**Data provided:**

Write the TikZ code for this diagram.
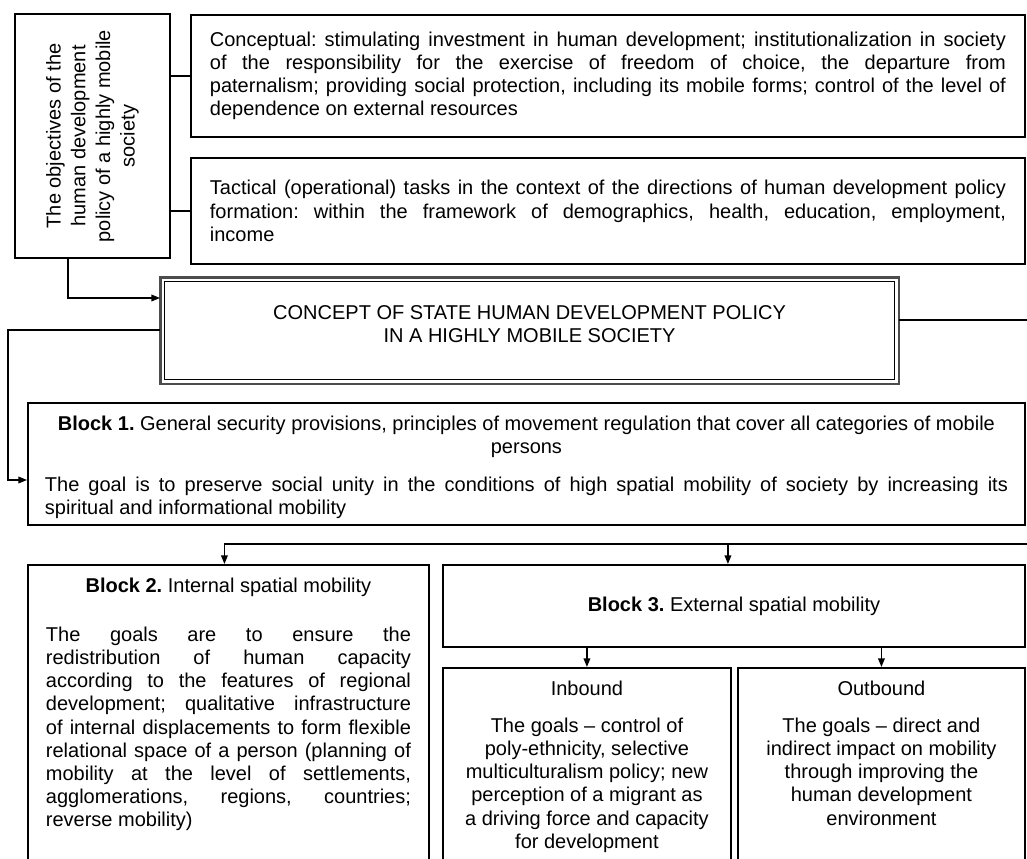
\documentclass[tikz,border=0pt]{standalone}
\usepackage{fontspec}
\setmainfont{Liberation Sans}
\usetikzlibrary{arrows.meta,calc}
\newcommand\fsz{\fontsize{15pt}{17.4pt}\selectfont}
\tolerance=9999
\hbadness=10000
\hyphenpenalty=10000
\frenchspacing
\begin{document}
\frenchspacing
\begin{tikzpicture}[x=0.75pt,y=-0.75pt,
  box/.style={draw=black, line width=1.4pt, inner sep=0pt, anchor=north west, font=\fsz},
  conn/.style={line width=1.1pt},
  arr/.style={conn, -{Triangle[length=6.5pt,width=5pt]}}]
\clip (0,0) rectangle (1027,859);
\fill[white] (0,0) rectangle (1027,859);

% objectives (vertical text)
\node[box, anchor=center, rotate=90, minimum width=183pt, minimum height=116.25pt] (V) at (92.5,136)
  {\parbox{172pt}{\centering\fontsize{15pt}{18.5pt}\selectfont The objectives of the\\human development\\policy of a highly mobile\\society}};

% conceptual
\node[box, minimum width=625.5pt, minimum height=91.5pt] (C) at (190,14)
  {\parbox{597pt}{\fsz Conceptual: stimulating investment in human development; institutionalization in society\linebreak of the responsibility for the exercise of freedom of choice, the departure from\linebreak paternalism; providing social protection, including its mobile forms; control of the level of\linebreak dependence on external resources}};

% tactical
\node[box, minimum width=625.5pt, minimum height=79.5pt] (T) at (190,157)
  {\parbox{597pt}{\fsz Tactical (operational) tasks in the context of the directions of human development policy\linebreak formation: within the framework of demographics, health, education, employment,\linebreak income}};

% concept
\node[box, line width=0.8pt, minimum width=547.5pt, minimum height=73.5pt] (K) at (164,281)
  {\parbox{540pt}{\fsz\centering CONCEPT OF STATE HUMAN DEVELOPMENT POLICY\\IN A HIGHLY MOBILE SOCIETY\par\vspace{10pt}}};
\draw[gray!60!black, line width=1.6pt] ($(K.north west)+(-3.5,-3.5)$) rectangle ($(K.south east)+(3.5,3.5)$);

% block 1
\node[box, minimum width=747.75pt, minimum height=91.5pt] (B1) at (27,402)
  {\parbox[c][91.5pt][t]{722.25pt}{\fsz\vspace*{9.5pt}{\centering\textbf{Block 1.} General security provisions, principles of movement regulation that cover all categories of mobile\\persons\par}\vspace{11pt}The goal is to preserve social unity in the conditions of high spatial mobility of society by increasing its\linebreak spiritual and informational mobility}};

% block 2
\node[box, minimum width=300.75pt, minimum height=252pt] (B2) at (27,564)
  {\parbox[c][252pt][t]{273.75pt}{\fsz\vspace*{10pt}{\centering\textbf{Block 2.} Internal spatial mobility\par}\vspace{19pt}The goals are to ensure the\linebreak redistribution of human capacity\linebreak according to the features of regional\linebreak development; qualitative infrastructure\linebreak of internal displacements to form flexible\linebreak relational space of a person (planning of\linebreak mobility at the level of settlements,\linebreak agglomerations, regions, countries;\linebreak reverse mobility)}};

% block 3
\node[box, minimum width=436.5pt, minimum height=61.5pt] (B3) at (442,564)
  {\textbf{Block 3.} External spatial mobility};

% inbound
\node[box, minimum width=216pt, minimum height=174.75pt] (I) at (442,667)
  {\parbox[c][174.75pt][t]{201pt}{\fsz\centering\vspace*{10pt}Inbound\par\vspace{10pt}The goals \textendash{} control of\\poly-ethnicity, selective\\multiculturalism policy; new\\perception of a migrant as\\a driving force and capacity\\for development}};

% outbound
\node[box, minimum width=215.25pt, minimum height=174.75pt] (O) at (737,667)
  {\parbox[c][174.75pt][t]{201pt}{\fsz\centering\vspace*{10pt}Outbound\par\vspace{10pt}The goals \textendash{} direct and\\indirect impact on mobility\\through improving the\\human development\\environment}};

% connectors
\draw[conn] (C.west) -- (C.west -| V.south);
\draw[conn] (T.west) -- (T.west -| V.south);
\draw[arr] ($(V.west)+(-24.5,0)$) |- ($(K.north west)+(-4,17)$);
\draw[arr] ($(K.north west)+(-4,49)$) -- ++(-152,0) |- ($(B1.north west)+(0,78)$);
\draw[conn] ($(K.north east)+(4,39)$) -- ++(140,0);
\coordinate (bus) at (1030,544);
\draw[arr] (bus) -| ($(B2.north)+(-4,0)$);
\path ($(B3.north)+(-6,0)$) coordinate (b3t);
\draw[arr] (b3t |- bus) -- (b3t);
\draw[arr] (I.north |- B3.south) -- (I.north);
\draw[arr] (O.north |- B3.south) -- (O.north);
\end{tikzpicture}
\end{document}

**Requirements:** The lines from the top of the data above through the one holding "The objectives of" are to be repeated exactly, and only those, with no pictures.

**Solution:**
Write the TikZ code for this diagram.
\documentclass[tikz,border=0pt]{standalone}
\usepackage{fontspec}
\setmainfont{Liberation Sans}
\usetikzlibrary{arrows.meta,calc}
\newcommand\fsz{\fontsize{15pt}{17.4pt}\selectfont}
\tolerance=9999
\hbadness=10000
\hyphenpenalty=10000
\frenchspacing
\begin{document}
\frenchspacing
\begin{tikzpicture}[x=0.75pt,y=-0.75pt,
  box/.style={draw=black, line width=1.4pt, inner sep=0pt, anchor=north west, font=\fsz},
  conn/.style={line width=1.1pt},
  arr/.style={conn, -{Triangle[length=6.5pt,width=5pt]}}]
\clip (0,0) rectangle (1027,859);
\fill[white] (0,0) rectangle (1027,859);

% objectives (vertical text)
\node[box, anchor=center, rotate=90, minimum width=183pt, minimum height=116.25pt] (V) at (92.5,136)
  {\parbox{172pt}{\centering\fontsize{15pt}{18.5pt}\selectfont The objectives of the\\human development\\policy of a highly mobile\\society}};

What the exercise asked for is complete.